326 Essex Rd. (Centennial House)
The Root-Badger House, located on a little less than an acre of land was designed by Daniel Burnham and built in 1896 by Kenilworth Resident, Paul Starrett. Burnham is remembered in Chicago as the coordinating architect of the World’s Colombian Exposition of 1893. The house was named in recognition of its first two owners: music publisher, Frank Root, for whom the house was built and Alpheus Sheve Badger who occupied the home from 1900 until 1913 and added a rear addition to the house in 1905. The house was added to National Register of Historic Places in May of 1992.
The house is considered one of the finest examples of Classic Revival architecture on the North Shore – an architectural style made popular by the Colombian Exposition. The symmetry of the front of the house is echoed by the interior: the central hall and staircase are flanked by a library and dining room to the north and living room to the south. The interior of the house features a baroque decorative scheme which counterpoints the classical exterior.
Wild Flower and Bird Sanctuary in Mahoney Park
Public Parks were an important part of the City Beautiful movement. Until the 1930s, Kenilworth’s parkland was concentrated around the train station along Kenilwoth Avenue. But in 1931, Kenilworth received a significant addition to its parks with the establishment of Mahoney Park.
Daniel Mahoney and his wife Bridget purchased a 38-acre homestead from the federal government in the mid-1800s. Their homestead was located in the southeast part of today’s Kenilworth, and included the land that later became Mahoney park. In 1922, after Daniel and Bridget died part of the land was sold to developers and the rest was retained by their daughter, Mary. In Mary’s will, she bequeathed her land to the Village of Kenilworth to be used as a park.
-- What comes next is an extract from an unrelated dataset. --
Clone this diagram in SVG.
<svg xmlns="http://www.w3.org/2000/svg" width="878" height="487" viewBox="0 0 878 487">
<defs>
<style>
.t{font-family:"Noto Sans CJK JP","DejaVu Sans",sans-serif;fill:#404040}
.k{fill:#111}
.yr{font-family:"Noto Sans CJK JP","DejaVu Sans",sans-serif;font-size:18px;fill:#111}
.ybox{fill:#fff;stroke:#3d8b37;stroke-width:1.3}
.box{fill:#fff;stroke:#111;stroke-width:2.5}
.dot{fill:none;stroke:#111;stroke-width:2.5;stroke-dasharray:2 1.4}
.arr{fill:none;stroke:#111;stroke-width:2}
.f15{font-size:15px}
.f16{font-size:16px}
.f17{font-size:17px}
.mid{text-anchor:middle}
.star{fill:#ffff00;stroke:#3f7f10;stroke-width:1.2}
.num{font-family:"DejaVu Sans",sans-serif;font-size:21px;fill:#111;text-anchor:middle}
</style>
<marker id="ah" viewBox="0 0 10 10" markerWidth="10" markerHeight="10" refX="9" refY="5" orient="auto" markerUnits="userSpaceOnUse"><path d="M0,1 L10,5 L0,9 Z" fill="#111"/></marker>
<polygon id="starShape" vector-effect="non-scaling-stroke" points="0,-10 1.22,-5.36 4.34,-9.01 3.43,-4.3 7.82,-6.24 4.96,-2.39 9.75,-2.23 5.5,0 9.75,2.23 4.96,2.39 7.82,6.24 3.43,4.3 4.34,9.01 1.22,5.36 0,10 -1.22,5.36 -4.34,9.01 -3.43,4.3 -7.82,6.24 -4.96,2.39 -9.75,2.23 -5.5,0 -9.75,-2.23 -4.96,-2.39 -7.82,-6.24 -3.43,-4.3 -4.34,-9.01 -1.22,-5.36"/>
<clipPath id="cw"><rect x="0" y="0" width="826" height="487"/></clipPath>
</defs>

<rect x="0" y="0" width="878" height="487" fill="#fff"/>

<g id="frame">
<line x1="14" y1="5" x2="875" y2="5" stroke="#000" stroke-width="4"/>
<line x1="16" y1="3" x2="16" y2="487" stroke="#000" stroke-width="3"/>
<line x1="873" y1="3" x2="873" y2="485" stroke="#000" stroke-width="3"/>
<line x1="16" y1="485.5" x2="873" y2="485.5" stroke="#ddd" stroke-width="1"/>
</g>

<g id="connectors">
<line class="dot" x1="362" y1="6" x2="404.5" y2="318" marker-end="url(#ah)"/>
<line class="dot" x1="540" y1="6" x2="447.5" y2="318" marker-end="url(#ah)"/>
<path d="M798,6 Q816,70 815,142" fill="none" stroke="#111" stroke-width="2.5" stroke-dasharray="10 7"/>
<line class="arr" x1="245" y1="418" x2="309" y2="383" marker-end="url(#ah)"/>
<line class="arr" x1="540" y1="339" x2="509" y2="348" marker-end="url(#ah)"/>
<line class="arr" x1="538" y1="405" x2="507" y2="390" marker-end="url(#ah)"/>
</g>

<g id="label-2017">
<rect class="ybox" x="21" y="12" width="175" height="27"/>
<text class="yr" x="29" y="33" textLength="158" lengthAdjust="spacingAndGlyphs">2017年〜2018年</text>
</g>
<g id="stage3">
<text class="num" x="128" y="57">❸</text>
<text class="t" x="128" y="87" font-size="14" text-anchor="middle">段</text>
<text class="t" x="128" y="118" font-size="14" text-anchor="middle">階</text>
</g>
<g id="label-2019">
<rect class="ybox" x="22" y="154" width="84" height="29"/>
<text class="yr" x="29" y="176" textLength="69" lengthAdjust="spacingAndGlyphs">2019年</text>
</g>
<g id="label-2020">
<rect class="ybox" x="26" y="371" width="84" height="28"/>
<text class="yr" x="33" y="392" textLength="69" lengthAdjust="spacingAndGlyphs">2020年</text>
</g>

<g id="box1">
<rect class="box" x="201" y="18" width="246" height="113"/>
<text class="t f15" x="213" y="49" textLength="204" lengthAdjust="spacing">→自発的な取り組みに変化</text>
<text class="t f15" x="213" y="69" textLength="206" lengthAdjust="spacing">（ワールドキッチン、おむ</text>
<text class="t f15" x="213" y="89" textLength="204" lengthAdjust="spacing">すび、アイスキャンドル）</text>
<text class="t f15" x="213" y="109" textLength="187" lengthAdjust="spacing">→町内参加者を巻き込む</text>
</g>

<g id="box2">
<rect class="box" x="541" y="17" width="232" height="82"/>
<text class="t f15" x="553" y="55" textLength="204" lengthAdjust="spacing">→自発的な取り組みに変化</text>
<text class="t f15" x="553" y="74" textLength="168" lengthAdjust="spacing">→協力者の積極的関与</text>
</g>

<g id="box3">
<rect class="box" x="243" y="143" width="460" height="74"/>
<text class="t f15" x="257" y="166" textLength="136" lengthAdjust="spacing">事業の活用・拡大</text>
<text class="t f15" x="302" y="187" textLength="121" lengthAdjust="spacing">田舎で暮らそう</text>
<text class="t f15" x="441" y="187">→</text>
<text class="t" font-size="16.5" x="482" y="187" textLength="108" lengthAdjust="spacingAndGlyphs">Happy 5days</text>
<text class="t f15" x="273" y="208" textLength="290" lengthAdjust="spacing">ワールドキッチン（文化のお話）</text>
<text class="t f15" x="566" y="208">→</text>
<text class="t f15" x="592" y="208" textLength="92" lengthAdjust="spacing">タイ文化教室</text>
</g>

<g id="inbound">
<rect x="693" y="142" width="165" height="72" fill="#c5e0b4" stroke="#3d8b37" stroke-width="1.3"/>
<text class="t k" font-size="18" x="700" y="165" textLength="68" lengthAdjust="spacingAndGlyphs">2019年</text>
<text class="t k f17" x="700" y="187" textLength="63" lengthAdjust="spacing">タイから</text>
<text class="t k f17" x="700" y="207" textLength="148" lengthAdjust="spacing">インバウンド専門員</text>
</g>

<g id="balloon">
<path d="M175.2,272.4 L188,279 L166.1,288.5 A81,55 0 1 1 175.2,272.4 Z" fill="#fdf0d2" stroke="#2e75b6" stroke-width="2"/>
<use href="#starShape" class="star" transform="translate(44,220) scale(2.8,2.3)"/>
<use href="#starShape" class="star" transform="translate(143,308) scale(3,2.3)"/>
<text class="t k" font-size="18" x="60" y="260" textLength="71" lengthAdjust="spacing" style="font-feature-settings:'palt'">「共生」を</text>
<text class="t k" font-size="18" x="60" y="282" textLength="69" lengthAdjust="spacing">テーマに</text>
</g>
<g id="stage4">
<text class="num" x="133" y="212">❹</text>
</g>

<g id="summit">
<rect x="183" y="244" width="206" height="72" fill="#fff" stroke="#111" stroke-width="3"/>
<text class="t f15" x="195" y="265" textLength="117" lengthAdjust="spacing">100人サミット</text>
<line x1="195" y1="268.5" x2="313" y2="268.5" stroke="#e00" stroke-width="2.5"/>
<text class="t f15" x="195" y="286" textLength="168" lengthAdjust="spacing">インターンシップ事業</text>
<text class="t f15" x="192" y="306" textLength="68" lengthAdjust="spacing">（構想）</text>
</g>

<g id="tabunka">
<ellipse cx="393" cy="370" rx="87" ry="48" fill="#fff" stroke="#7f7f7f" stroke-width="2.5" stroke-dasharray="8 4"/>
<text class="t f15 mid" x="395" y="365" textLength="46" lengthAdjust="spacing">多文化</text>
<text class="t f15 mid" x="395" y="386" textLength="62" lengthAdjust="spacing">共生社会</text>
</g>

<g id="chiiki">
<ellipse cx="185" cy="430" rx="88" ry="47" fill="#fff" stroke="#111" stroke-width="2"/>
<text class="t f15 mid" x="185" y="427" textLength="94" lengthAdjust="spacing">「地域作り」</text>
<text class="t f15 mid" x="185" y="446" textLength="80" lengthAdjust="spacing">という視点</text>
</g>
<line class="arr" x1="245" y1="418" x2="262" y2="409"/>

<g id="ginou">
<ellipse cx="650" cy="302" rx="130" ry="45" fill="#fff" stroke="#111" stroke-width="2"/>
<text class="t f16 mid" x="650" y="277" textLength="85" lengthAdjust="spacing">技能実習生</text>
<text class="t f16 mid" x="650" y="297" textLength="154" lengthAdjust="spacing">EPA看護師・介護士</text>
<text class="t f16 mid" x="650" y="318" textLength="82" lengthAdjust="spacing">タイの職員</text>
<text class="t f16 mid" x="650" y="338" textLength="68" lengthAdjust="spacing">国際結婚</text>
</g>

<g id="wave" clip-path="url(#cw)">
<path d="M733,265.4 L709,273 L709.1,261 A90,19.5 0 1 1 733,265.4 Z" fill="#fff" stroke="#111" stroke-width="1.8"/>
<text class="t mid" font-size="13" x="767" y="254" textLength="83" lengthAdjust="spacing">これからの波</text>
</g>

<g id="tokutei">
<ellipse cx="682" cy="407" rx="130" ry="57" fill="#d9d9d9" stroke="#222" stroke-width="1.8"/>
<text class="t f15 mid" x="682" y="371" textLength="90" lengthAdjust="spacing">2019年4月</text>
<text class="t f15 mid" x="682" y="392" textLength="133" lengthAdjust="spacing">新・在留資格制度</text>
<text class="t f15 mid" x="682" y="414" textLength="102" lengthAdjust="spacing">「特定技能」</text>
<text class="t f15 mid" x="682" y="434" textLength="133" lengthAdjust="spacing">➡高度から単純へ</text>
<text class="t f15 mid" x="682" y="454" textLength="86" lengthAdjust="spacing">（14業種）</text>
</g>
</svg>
The Kenilworth Home and Garden Club recommend to the village that the park be used as a wildflower preserve and bird sanctuary. In 1933, KHGC secured landscape architect Jens Jensen to develop a plan for the park. The bulk of the project was paid for with funds provided by the federal government’s Civil Works Administration. The work was done by CWA crews and supervised by Jensen and the Kenilworth park District. The park was added to National Register of Historic Places in April of 1985.
Dr. Robert Hohf House
303 Sheridan Rd.
Designed by Keck & Keck and built in 1957 this is the only International Style residence in Kenilworth. The Keck’s received a citation of merit in residential design from the American Institute of Architects in 1961 for this house. A two car garage was built in front of the house to increase privacy. The interior is centered around an atrium facing the Lake with floor to ceiling windows and a 9-square-foot pool with a fountain in the corner. The roof originally contained a cooling pool, an experiment in solar technology, which was meant to decrease heat transmission through reflection and evaporation. The original owner, Dr. Robert Hohf, helped design the house. Dr. Hohf was the head of vascular surgery at Evanston Hospital until 1993 when he passed away. The house was added to National Register of Historic Places in December of 2008.